Crossing off another one from the summer reading list.

I really, really, did not like The Time Traveler's Wife - I finished the book in less than a day, and I was so upset about the book that I vented to my sister for about half a day afterwards.  Ugh.  Unfortunately (or fortunately), I did not have Internet for about 4 more days after my post-reading venting session that I became exhausted and will not be dedicating this blog post to listing reasons on why I didn't like the book.

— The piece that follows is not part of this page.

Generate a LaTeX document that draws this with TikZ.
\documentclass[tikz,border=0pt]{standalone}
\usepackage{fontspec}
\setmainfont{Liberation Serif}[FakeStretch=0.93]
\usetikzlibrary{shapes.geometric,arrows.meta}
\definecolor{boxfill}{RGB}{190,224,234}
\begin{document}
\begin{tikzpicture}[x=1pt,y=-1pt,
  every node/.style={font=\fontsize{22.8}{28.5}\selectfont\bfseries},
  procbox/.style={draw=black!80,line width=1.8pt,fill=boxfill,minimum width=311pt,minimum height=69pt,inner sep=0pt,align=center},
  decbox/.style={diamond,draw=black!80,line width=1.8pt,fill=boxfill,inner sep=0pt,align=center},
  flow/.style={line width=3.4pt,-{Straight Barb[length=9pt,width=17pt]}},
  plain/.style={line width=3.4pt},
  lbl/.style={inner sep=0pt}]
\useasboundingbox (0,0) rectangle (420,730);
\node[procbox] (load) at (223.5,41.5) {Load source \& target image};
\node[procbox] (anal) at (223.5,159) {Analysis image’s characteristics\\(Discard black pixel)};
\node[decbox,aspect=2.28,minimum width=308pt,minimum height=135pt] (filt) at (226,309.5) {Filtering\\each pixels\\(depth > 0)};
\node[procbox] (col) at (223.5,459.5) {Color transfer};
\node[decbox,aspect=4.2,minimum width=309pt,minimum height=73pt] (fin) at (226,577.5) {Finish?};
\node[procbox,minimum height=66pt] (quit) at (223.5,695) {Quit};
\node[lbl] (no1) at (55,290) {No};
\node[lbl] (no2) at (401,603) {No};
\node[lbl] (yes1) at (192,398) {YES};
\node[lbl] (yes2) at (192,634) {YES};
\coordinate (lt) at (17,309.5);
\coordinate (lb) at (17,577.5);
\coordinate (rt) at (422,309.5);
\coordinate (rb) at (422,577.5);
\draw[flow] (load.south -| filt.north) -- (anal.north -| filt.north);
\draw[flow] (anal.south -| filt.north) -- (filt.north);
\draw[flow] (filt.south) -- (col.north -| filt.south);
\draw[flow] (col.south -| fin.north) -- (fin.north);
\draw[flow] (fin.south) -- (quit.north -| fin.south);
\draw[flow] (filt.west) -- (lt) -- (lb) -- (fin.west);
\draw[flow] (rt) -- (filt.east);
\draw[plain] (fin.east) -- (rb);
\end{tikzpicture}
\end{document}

I'll just say a few words on it: there was too much unnecessary sex, and the characters were completely flat.  They didn't develop at all throughout the novel!  There was nothing to explore.  Yeah, the ending was "sad" - but not the type of sadness that deeply entrenches you for days onwards, but it seemed like the sadness was completely shallow.  The plot was very interesting, I'd give the author that.  It definitely put a new twist to the concept of time travel but ugh, the characters were so boring...

ANYWAY.

I had an epiphany the other day.

It's an epiphany that repeats itself over and over again, but every single time, it's just so fulfilling and overwhelming that it can be given the heavy title of an epiphany each time.

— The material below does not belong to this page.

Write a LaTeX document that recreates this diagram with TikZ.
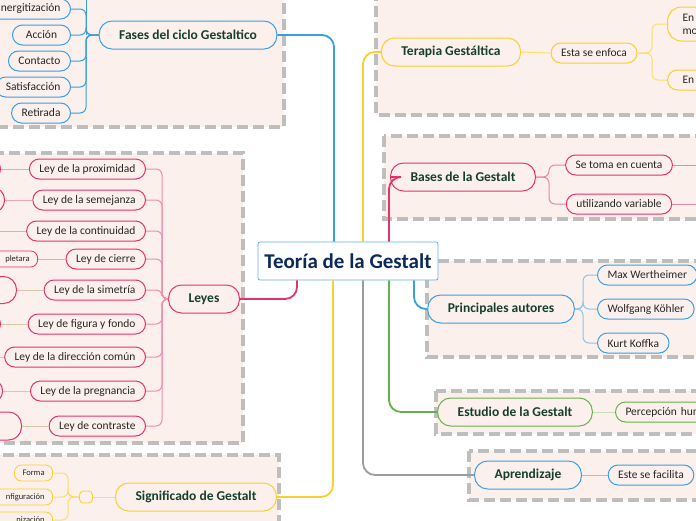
\documentclass[tikz,border=0pt]{standalone}
\usepackage{fontspec}
\setmainfont{Carlito}
\usetikzlibrary{positioning}
\definecolor{fondo}{HTML}{FCF0EC}
\definecolor{gris}{HTML}{BEBEBE}
\definecolor{azul}{HTML}{3A9EE4}
\definecolor{amarillo}{HTML}{F8D030}
\definecolor{rosa}{HTML}{E2336B}
\definecolor{beige}{HTML}{D9C6AB}
\definecolor{verde}{HTML}{67B04D}
\definecolor{grislinea}{HTML}{9C9C9C}
\definecolor{tinta}{HTML}{153F2C}
\definecolor{marino}{HTML}{0B2A57}
\tikzset{
  grupo/.style={draw=gris, fill=fondo, line width=3.5pt, dash pattern=on 11pt off 5pt},
  centro/.style={draw=azul!80, fill=white, rounded corners=2pt, line width=0.8pt, minimum width=180pt, minimum height=38pt, inner xsep=4pt, text=marino, font=\fontsize{21}{23}\selectfont\bfseries},
  tema/.style={draw=#1, fill=fondo, rounded corners=13pt, line width=1pt, minimum height=28pt, inner xsep=20pt, text=tinta, font=\fontsize{13.5}{15}\selectfont\bfseries},
  idea/.style={draw=#1, fill=fondo, rounded corners=10pt, line width=1pt, minimum height=20pt, inner xsep=10pt, inner ysep=2pt, text=black!85, font=\fontsize{11.5}{13}\selectfont},
  mini/.style={draw=#1, fill=fondo, rounded corners=7pt, line width=0.8pt, minimum height=16pt, inner xsep=8pt, inner ysep=1pt, text=black!85, font=\fontsize{8.5}{10}\selectfont},
  rama/.style={draw=#1, line width=1pt, rounded corners=6pt},
  tronco/.style={draw=#1, line width=1.8pt, rounded corners=12pt}
}
\begin{document}
\begin{tikzpicture}[x=1pt,y=-1pt]
\useasboundingbox (0,0) rectangle (696,520);
\clip (0,0) rectangle (696,520);
% marcos
\draw[grupo] (-10,-10) rectangle (284,127);
\draw[grupo] (376,-10) rectangle (710,115);
\draw[grupo] (384,136) rectangle (710,219);
\draw[grupo] (-10,153) rectangle (243,443);
\draw[grupo] (427,261) rectangle (710,357);
\draw[grupo] (436,391) rectangle (710,434);
\draw[grupo] (469,451) rectangle (710,500);
\draw[grupo] (-10,455) rectangle (279,530);
% centro
\node[centro] (teoria) at (348,261) {Teoría de la Gestalt};
% fases del ciclo
\node[tema=azul] (fases) at (188,35) {Fases del ciclo Gestaltico};
\node[idea=azul, anchor=east, text width=80pt, align=right] (energ) at (71,9) {nergitización};
\node[idea=azul, anchor=east, minimum width=58pt] (accion) at (71,35) {Acción};
\node[idea=azul, anchor=east, minimum width=58pt] (contacto) at (71,61) {Contacto};
\node[idea=azul, anchor=east, minimum width=58pt] (satisf) at (71,87) {Satisfacción};
\node[idea=azul, anchor=east, minimum width=58pt] (retirada) at (71,113) {Retirada};
\coordinate (fasesb) at (86,35);
\coordinate (fasesarriba) at (86,-10);
\draw[rama=azul] (fasesb) -- (fasesarriba);
\foreach \n in {energ,accion,contacto,satisf,retirada}
  \draw[rama=azul] (fases.west) -- (fasesb) |- (\n.east);
\draw[tronco=azul] (fases.east) -| ([xshift=-14pt]teoria.north);
% terapia
\node[tema=amarillo] (terapia) at (451,52) {Terapia Gestáltica};
\node[idea=amarillo] (enfoca) at (594,53) {Esta se enfoca};
\node[idea=amarillo, anchor=west, text width=60pt, align=left, inner xsep=15pt, minimum height=34pt, rounded corners=14pt] (enfocauno) at (667,24) {En\\mo};
\node[idea=amarillo, anchor=west, text width=60pt, align=left, inner xsep=15pt] (enfocados) at (667,80) {En l};
\coordinate (enfocab) at (652,53);
\draw[tronco=amarillo] ([xshift=15pt]teoria.north) |- (terapia.west);
\draw[rama=amarillo!70] (terapia.east) -- (enfoca.west);
\foreach \n in {enfocauno,enfocados}
  \draw[rama=amarillo!70] (enfoca.east) -- (enfocab) |- (\n.west);
% bases
\node[tema=rosa] (bases) at (463,177) {Bases de la Gestalt};
\node[idea=rosa] (cuenta) at (619,165) {Se toma en cuenta};
\node[idea=rosa] (variable) at (619,204) {utilizando variable};
\coordinate (basesb) at (549,177);
\coordinate (cuentafin) at (700,165);
\coordinate (variablefin) at (700,204);
\draw[tronco=rosa] ([xshift=41pt]teoria.north) |- (bases.west);
\foreach \n in {cuenta,variable}
  \draw[rama=rosa!60] (bases.east) -- (basesb) |- (\n.west);
\draw[rama=rosa!60] (cuenta.east) -- (cuentafin);
\draw[rama=rosa!60] (variable.east) -- (variablefin);
% leyes
\node[tema=rosa] (leyes) at (204,299) {Leyes};
\node[idea=rosa, anchor=east] (prox) at (146,169) {Ley de la proximidad};
\node[idea=rosa, anchor=east] (seme) at (146,200) {Ley de la semejanza};
\node[idea=rosa, anchor=east] (cont) at (146,231) {Ley de la continuidad};
\node[idea=rosa, anchor=east] (cierre) at (146,259) {Ley de cierre};
\node[idea=rosa, anchor=east] (sime) at (146,290) {Ley de la simetría};
\node[idea=rosa, anchor=east] (figura) at (146,324) {Ley de figura y fondo};
\node[idea=rosa, anchor=east] (direc) at (146,357) {Ley de la dirección común};
\node[idea=rosa, anchor=east] (pregn) at (146,391) {Ley de la pregnancia};
\node[idea=rosa, anchor=east] (contr) at (146,426) {Ley de contraste};
\node[idea=rosa, anchor=east, minimum width=60pt] (proxb) at (1,169) {};
\node[idea=rosa, anchor=east, minimum width=60pt, minimum height=25pt, rounded corners=12pt] (semeb) at (5,200) {};
\node[idea=rosa, anchor=east, minimum width=60pt] (contb) at (-2,231) {};
\node[mini=rosa, anchor=east, text width=40pt, align=right] (cierreb) at (38,259) {pletara};
\node[idea=rosa, anchor=east, minimum width=60pt, minimum height=27pt, rounded corners=13pt] (simeb) at (17,290) {};
\node[idea=rosa, anchor=east, minimum width=60pt] (figurab) at (1,324) {};
\node[idea=rosa, anchor=east, minimum width=60pt] (direcb) at (-2,357) {};
\node[idea=rosa, anchor=east, minimum width=60pt, minimum height=23pt, rounded corners=11pt] (pregnb) at (3,391) {};
\node[idea=rosa, anchor=east, minimum width=60pt, minimum height=28pt, rounded corners=13pt] (contrb) at (22,426) {};
\coordinate (leyesb) at (162,299);
\draw[tronco=rosa] ([xshift=-51pt]teoria.south) |- (leyes.east);
\foreach \n in {prox,seme,cont,cierre,sime,figura,direc,pregn,contr}
  \draw[rama=rosa!55] (leyes.west) -- (leyesb) |- (\n.east);
\foreach \n in {prox,seme,cont,cierre}
  \draw[rama=rosa!45] (\n.west) -- (\n b.east);
\foreach \n in {sime,figura,direc,pregn,contr}
  \draw[rama=beige] (\n.west) -- (\n b.east);
% significado
\node[tema=amarillo] (signif) at (196,497) {Significado de Gestalt};
\node[draw=amarillo, fill=fondo, line width=0.8pt, rounded corners=4pt, minimum width=13pt, minimum height=12pt, inner sep=0pt] (nudo) at (86,497) {};
\node[mini=amarillo, anchor=east] (forma) at (53,473) {Forma};
\node[mini=amarillo, anchor=east, text width=60pt, align=right] (config) at (53,497) {nfiguración};
\node[mini=amarillo, anchor=east, text width=60pt, align=right] (organiz) at (53,520) {nización};
\coordinate (nudob) at (68,497);
\draw[tronco=amarillo] ([xshift=-15pt]teoria.south) |- (signif.east);
\draw[rama=amarillo!70] (signif.west) -- (nudo.east);
\foreach \n in {forma,config,organiz}
  \draw[rama=amarillo!70] (nudo.west) -- (nudob) |- (\n.east);
% autores
\node[tema=azul] (autores) at (501,309) {Principales autores};
\node[idea=azul, anchor=west] (max) at (597,275) {Max Wertheimer};
\node[idea=azul, anchor=west] (wolf) at (597,309) {Wolfgang Köhler};
\node[idea=azul, anchor=west] (kurt) at (597,343) {Kurt Koffka};
\coordinate (autoresb) at (583,309);
\draw[tronco=azul] ([xshift=66pt]teoria.south) |- (autores.west);
\foreach \n in {max,wolf,kurt}
  \draw[rama=azul!60] (autores.east) -- (autoresb) |- (\n.west);
% estudio
\node[tema=verde] (estudio) at (515,412) {Estudio de la Gestalt};
\node[idea=verde, anchor=west, text width=90pt, align=left] (percep) at (615,412) {Percepción hum};
\draw[tronco=verde] ([xshift=41pt]teoria.south) |- (estudio.west);
\draw[rama=verde!40] (estudio.east) -- (percep.west);
% aprendizaje
\node[tema=azul] (aprend) at (528,475) {Aprendizaje};
\node[idea=azul] (facilita) at (651,475) {Este se facilita};
\draw[tronco=grislinea] ([xshift=15pt]teoria.south) |- (aprend.west);
\draw[rama=grislinea!70] (aprend.east) -- (facilita.west);
\end{tikzpicture}
\end{document}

I was praying the other night and felt so...complete.  It's something that is repeated over and over again in those sermons, taught to us over and over again - but it is so true.  Only God can fulfill that emptiness that all of us feel at the end of the day.  Not love.  Not friends.  Not family.  Only Christ.  It's so wonderful to be completely satisfied, calm and at ease.  In those moments, when I feel nothing else around me except for God, with no distractions, no worries about Internships and what-not, no stressing over relationships - that's when I feel so overwhelmed and blessed by His presence that I want nothing more but to stay there forever, with Him alone.

And I thought, this is what Heaven must be.

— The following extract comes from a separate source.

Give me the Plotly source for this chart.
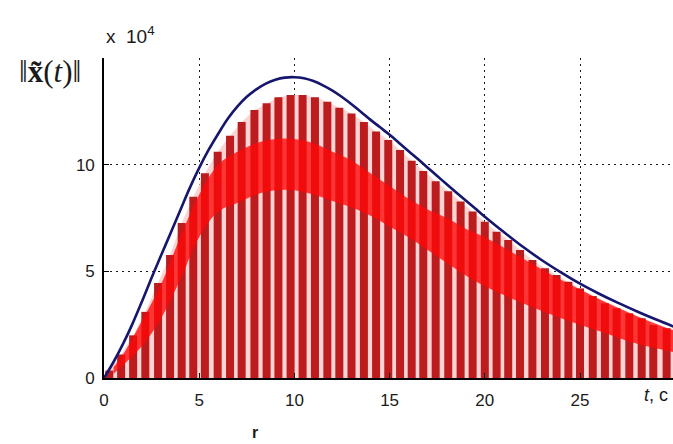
import plotly.graph_objects as go

# ---- data (units of 10^4) ----
env_t = [0, 0.5, 1, 1.5, 2, 2.5, 3, 3.5, 4, 4.5, 5, 5.5, 6, 6.5, 7, 7.5, 8, 8.5, 9, 9.5,
         10, 10.5, 11, 11.5, 12, 12.5, 13, 13.5, 14, 14.5, 15, 15.5, 16, 16.5, 17, 17.5,
         18, 18.5, 19, 19.5, 20, 21, 22, 23, 24, 25, 26, 27, 28, 29, 30]
env_v = [0, 0.75, 1.6, 2.55, 3.6, 4.7, 5.75, 6.8, 7.85, 8.9, 9.85, 10.7, 11.45, 12.15, 12.72,
         13.18, 13.53, 13.8, 13.98, 14.08, 14.1, 14.05, 13.92, 13.72, 13.47, 13.17, 12.83,
         12.47, 12.1, 11.75, 11.4, 11.02, 10.63, 10.25, 9.86, 9.47, 9.08, 8.7, 8.32, 7.94,
         7.56, 6.84, 6.15, 5.52, 4.95, 4.42, 3.95, 3.52, 3.12, 2.74, 2.38]

bar_t = [0.28, 0.9, 1.53, 2.17, 2.84, 3.47, 4.08, 4.69, 5.30, 5.97, 6.62, 7.23, 7.90, 8.54,
         9.16, 9.80, 10.43, 11.08, 11.73, 12.36, 13.00, 13.65, 14.29, 14.93, 15.55, 16.16,
         16.77, 17.42, 18.08, 18.73, 19.36, 20.00, 20.62, 21.23, 21.85, 22.50, 23.16, 23.77,
         24.39, 25.00, 25.67, 26.31, 26.92, 27.59, 28.24, 28.85, 29.55]
bar_top = [0.35, 1.1, 2.0, 3.1, 4.45, 5.77, 7.27, 8.5, 9.6, 10.6, 11.35, 12.0, 12.56, 12.88,
           13.16, 13.27, 13.27, 13.16, 12.95, 12.67, 12.4, 12.0, 11.55, 11.16, 10.69, 10.18,
           9.7, 9.22, 8.75, 8.27, 7.8, 7.33, 6.86, 6.47, 6.0, 5.53, 5.14, 4.83,
           4.51, 4.2, 3.84, 3.5, 3.27, 3.03, 2.8, 2.48, 2.33]

band_t = [0.5, 1, 2, 3, 4, 5, 6, 7, 8, 9, 10, 11, 12, 13, 14, 15, 16, 17, 18, 19, 20,
          22, 24, 26, 28, 30]
band_lo = [0.2, 0.6, 1.5, 2.8, 4.6, 6.6, 7.8, 8.2, 8.6, 8.8, 8.8, 8.6, 8.3, 8.0, 7.6, 7.1,
           6.6, 6.0, 5.4, 4.8, 4.3, 3.5, 2.8, 2.2, 1.6, 1.2]
band_hi = [0.5, 1.1, 2.7, 4.4, 6.6, 8.6, 10.0, 10.6, 11.0, 11.2, 11.2, 11.0, 10.6, 10.2,
           9.6, 9.0, 8.4, 7.9, 7.5, 7.0, 6.6, 5.6, 4.6, 3.7, 2.9, 2.2]

x_ticks = [0, 5, 10, 15, 20, 25]
y_ticks = [0, 5, 10]

fig = go.Figure()

# pink haze between the oscillation bars
fig.add_trace(go.Scatter(x=[0] + bar_t + [29.9], y=[0] + bar_top + [2.3],
                         mode="lines", line=dict(width=0), fill="tozeroy",
                         fillcolor="rgb(252,212,212)", hoverinfo="skip", showlegend=False))

# dark red oscillation bars, drawn as thick vertical strokes of a line trace
seg_x, seg_y = [], []
for t, top in zip(bar_t, bar_top):
    seg_x += [t, t, None]
    seg_y += [0, top, None]
fig.add_trace(go.Scatter(x=seg_x, y=seg_y, mode="lines", connectgaps=False,
                         line=dict(color="rgb(188,28,30)", width=8),
                         hoverinfo="skip", showlegend=False))

# bright red dense band
fig.add_trace(go.Scatter(x=band_t, y=band_lo, mode="lines", line=dict(width=0, shape="spline"),
                         hoverinfo="skip", showlegend=False))
fig.add_trace(go.Scatter(x=band_t, y=band_hi, mode="lines", line=dict(width=0, shape="spline"),
                         fill="tonexty", fillcolor="rgba(255,8,8,0.78)",
                         hoverinfo="skip", showlegend=False))
# envelope
fig.add_trace(go.Scatter(x=env_t, y=env_v, mode="lines",
                         line=dict(color="rgb(22,22,110)", width=2.6, shape="spline"),
                         showlegend=False))

L, R, T, B = 104, 0, 58, 66
fig.update_layout(
    width=673, height=444,
    margin=dict(l=L, r=R, t=T, b=B, pad=0),
    paper_bgcolor="white", plot_bgcolor="white",
    font=dict(family="Liberation Sans, Arial", size=17, color="#1a1a1a"),
    xaxis=dict(range=[0, 569 / 19.04], tickvals=x_ticks, ticktext=[str(v) for v in x_ticks],
               showgrid=True, gridcolor="rgb(25,25,25)", gridwidth=1.2, griddash="2px,4px",
               showline=True, linecolor="black", linewidth=1.6, mirror=False,
               ticks="inside", ticklen=5, tickcolor="black", zeroline=False,
               ticklabelstandoff=6),
    yaxis=dict(range=[0, 15], tickvals=y_ticks, ticktext=[str(v) for v in y_ticks],
               showgrid=True, gridcolor="rgb(25,25,25)", gridwidth=1.2, griddash="2px,4px",
               showline=True, linecolor="black", linewidth=1.6, mirror=False,
               ticks="inside", ticklen=5, tickcolor="black", zeroline=False,
               ticklabelstandoff=4),
)

W = 673 - L - R
H = 444 - T - B
def px(x):
    return (x - L) / W
def py(y):
    return (444 - B - y) / H

fig.add_annotation(text="x  10<sup>4</sup>", xref="paper", yref="paper",
                   x=px(104), y=py(35), xanchor="left", yanchor="middle",
                   showarrow=False, font=dict(size=19, family="Liberation Sans, Arial"))
fig.add_annotation(text="‖<b>x̃</b>(<i>t</i>)‖", xref="paper", yref="paper",
                   x=px(50), y=py(72), xanchor="center", yanchor="middle",
                   showarrow=False, font=dict(size=31, family="Liberation Serif, Times New Roman"))
fig.add_annotation(text="<i>t</i>, c", xref="paper", yref="paper",
                   x=px(642), y=py(395), xanchor="left", yanchor="middle",
                   showarrow=False, font=dict(size=18, family="Liberation Sans, Arial"))
fig.add_annotation(text="<b>r</b>", xref="paper", yref="paper",
                   x=px(255), y=py(432), xanchor="center", yanchor="middle",
                   showarrow=False, font=dict(size=16, family="Liberation Sans, Arial"))

fig.write_html("out.html")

100% satisfaction, just worshipping Him for who He is.  I think I figured it out.  People repeat this phrase a lot too, but I don't think I fully grasped the concept of it until very recently: God is love.  God is 100% pure love.  And that is why God alone is enough to satisfy ALL of our needs.  Bathed with His presence, I feel love surrounding me to a degree that everything else in the world seems so small.


He is jealous for me
Loves like a hurricane
I am a tree
Bending beneath the weight of his wind and mercy. 

When all of a sudden
I am unaware of these afflictions eclipsed by glory, 
And I realize just how beautiful You are, 
And how great Your affections are for me.

- "Oh, How He Loves Us" by the David Crowder Band

This song's been on repeat on my iTunes the past week, and the bolded phrase strikes me every single time.  It so beautifully captures the "epiphany" that I feel every time I surround myself completely to God, one-on-one.

Honestly, I suck.  A lot.  In so many ways.  But He is more than enough.